The Rother Tidal Walls East (RTWE) scheme is an Environment Agency project designed to increase the level of flood protection provided by the existing embankments and defences. These improvements account for projected sea-level rise and more extreme storm surges linked to climate change. The scheme also includes new flood defence walls in locations where raising the embankments is not practical.

Over time, sections of the timber pile retaining wall downstream of the Union Channel Sluice have deteriorated, including the failure of several timber piles along a 60‑metre stretch where the River Rother meets the Union Channel. As part of the RTWE works, the Environment Agency planned remedial measures to stabilise this damaged section and ensure ongoing protection for the upgraded embankments.

Salix specialist contracting team participated as subcontractor and materials supplier for Tier 1 Framework Contractor Volker Stevin. Salix site staff are roped access trained for slope work and water safety and rescue trained for working adjacent to a large inter tidal river. Our specialist plant included a 15m long reach with a grab to remove piles and install some

Design consultancy was provided by AtkinsRéalis. Key products included Rock‑Lock (pre-filled rock mattresses with ground anchors), rock rolls, brushwood fascines and fixing stakes.

Project Location

The RTWE scheme is located on the eastern bank of the River Rother in Rye, East Sussex, following the line of the existing flood defences. It extends from Scots Float Sluice north of Rye, around the Union Channel to the pumping station, and then south along the River Rother to the Harbourmaster’s Office at Rye Harbour—a total length of approximately 6 km.

Rock Mattress & Brushwood Installation

Following the removal of the failed piles, additional protection was essential to prevent further scour behind the pile line, which could ultimately threaten the stability of the embankment.

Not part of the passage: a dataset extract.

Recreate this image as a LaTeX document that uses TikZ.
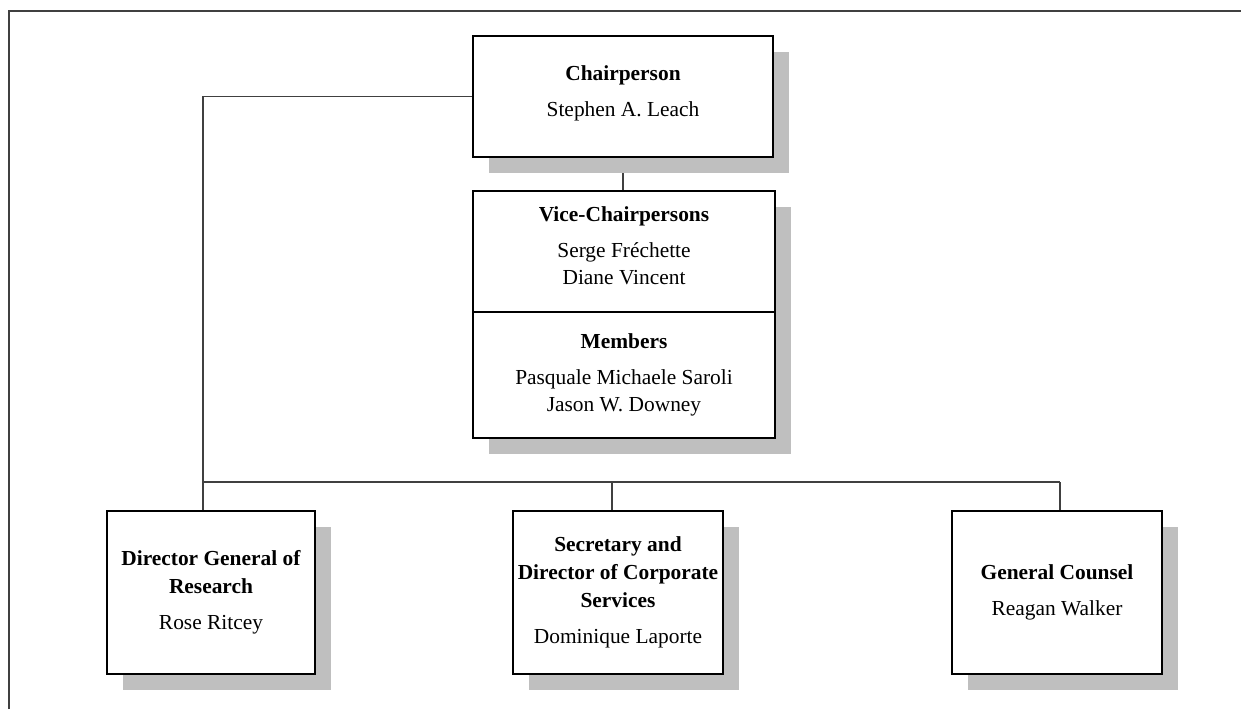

A combined solution using pre-filled rock mattresses and brushwood fascines was selected for the following reasons:

• Rock mattresses are capable of withstanding the high flow velocities expected in this reach of the river.
• A fully hard‑engineered solution risked transferring erosion to downstream areas, where the junction between hard and soft ground would create turbulence and localised scour.
• A fully natural solution—such as brushwood alone—would not provide sufficient resilience under the expected hydraulic loading.
• Brushwood fascines create a natural transition zone between the rock mattress and soft soils, reducing hydraulic impact and promoting vegetation.
• The rock mattress installation height of 4.0 mAOD slightly exceeds Mean High Water Springs (3.85 mAOD), ensuring adequate coverage.
• Pre-filled mattresses were selected to remove the need for in‑situ filling, avoiding the installation of a cofferdam and minimising time spent by operatives in or near the water. This reduced risk, improved efficiency, eliminated stone wastage, and lowered the carbon footprint through optimised material use.
• The mattresses are factory pre-filled and connected on site to form larger, robust units designed to withstand high-energy flows and wave action. Gripple ground anchors were used to secure them in place.

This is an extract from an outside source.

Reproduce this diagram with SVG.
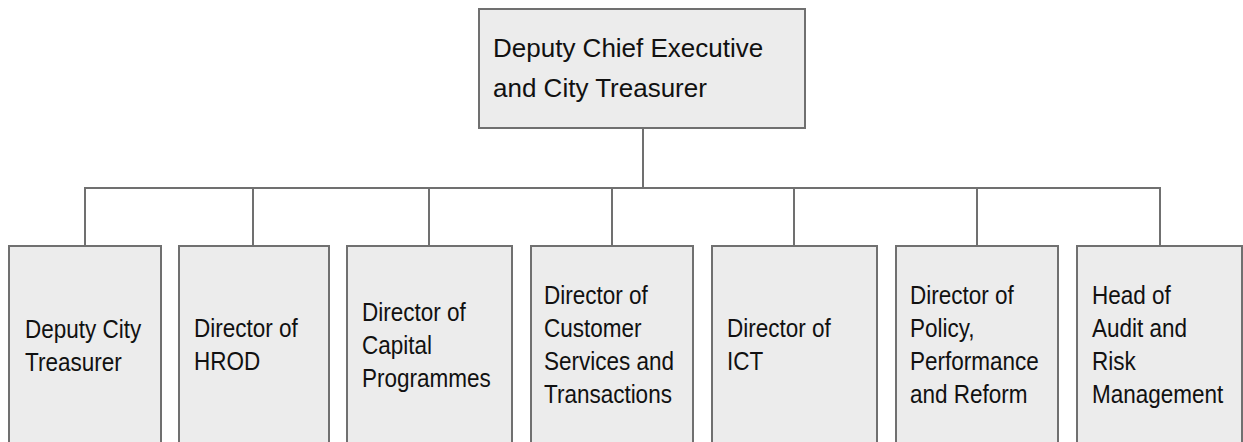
<svg xmlns="http://www.w3.org/2000/svg" width="1243" height="442" viewBox="0 0 1243 442">
<style>
.box{fill:#ececec;stroke:#707070;stroke-width:2}
.line{fill:none;stroke:#707070;stroke-width:2}
.t{font-family:"Liberation Sans",Arial,sans-serif;fill:#111111}
.top{font-size:26px}
.sub{font-size:25px}
</style>
<rect width="1243" height="442" fill="#ffffff"/>
<g id="connectors">
<path class="line" d="M643 128 V188 M85 246 V188 H1160 V246 M253 188 V246 M429 188 V246 M612 188 V246 M794 188 V246 M977 188 V246"/>
</g>
<g id="n0"><rect class="box" x="479" y="9" width="326" height="119"/>
<text class="t top"><tspan x="493" y="57">Deputy Chief Executive</tspan><tspan x="493" y="97">and City Treasurer</tspan></text></g>
<g id="n1"><rect class="box" x="9" y="246" width="152" height="210"/>
<text class="t sub" transform="translate(25,0) scale(0.9,1)"><tspan x="0" y="338">Deputy City</tspan><tspan x="0" y="371">Treasurer</tspan></text></g>
<g id="n2"><rect class="box" x="179" y="246" width="150" height="210"/>
<text class="t sub" transform="translate(194,0) scale(0.9,1)"><tspan x="0" y="337">Director of</tspan><tspan x="0" y="370">HROD</tspan></text></g>
<g id="n3"><rect class="box" x="347" y="246" width="165" height="210"/>
<text class="t sub" transform="translate(362,0) scale(0.9,1)"><tspan x="0" y="321">Director of</tspan><tspan x="0" y="354">Capital</tspan><tspan x="0" y="387">Programmes</tspan></text></g>
<g id="n4"><rect class="box" x="531" y="246" width="162" height="210"/>
<text class="t sub" transform="translate(544,0) scale(0.9,1)"><tspan x="0" y="304">Director of</tspan><tspan x="0" y="337">Customer</tspan><tspan x="0" y="370">Services and</tspan><tspan x="0" y="403">Transactions</tspan></text></g>
<g id="n5"><rect class="box" x="712" y="246" width="165" height="210"/>
<text class="t sub" transform="translate(727,0) scale(0.9,1)"><tspan x="0" y="337">Director of</tspan><tspan x="0" y="370">ICT</tspan></text></g>
<g id="n6"><rect class="box" x="896" y="246" width="162" height="210"/>
<text class="t sub" transform="translate(910,0) scale(0.9,1)"><tspan x="0" y="304">Director of</tspan><tspan x="0" y="337">Policy,</tspan><tspan x="0" y="370">Performance</tspan><tspan x="0" y="403">and Reform</tspan></text></g>
<g id="n7"><rect class="box" x="1077" y="246" width="165" height="210"/>
<text class="t sub" transform="translate(1092,0) scale(0.9,1)"><tspan x="0" y="304">Head of</tspan><tspan x="0" y="337">Audit and</tspan><tspan x="0" y="370">Risk</tspan><tspan x="0" y="403">Management</tspan></text></g>
</svg>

Additional Environmental Benefits

Rock mattresses promote the establishment of natural vegetation and support ecological enhancement. Their finer stone grading encourages silt deposition, enabling full vegetative cover where conditions allow. They also provide increased surface area for invertebrate colonisation, improving biodiversity.

Brushwood fascines have long been used as a sustainable and resilient method for riverbank protection. In this scheme, they serve as a transitional material between the rock mattresses and existing marsh habitat, encouraging silt accumulation and vegetation development along the riverbank.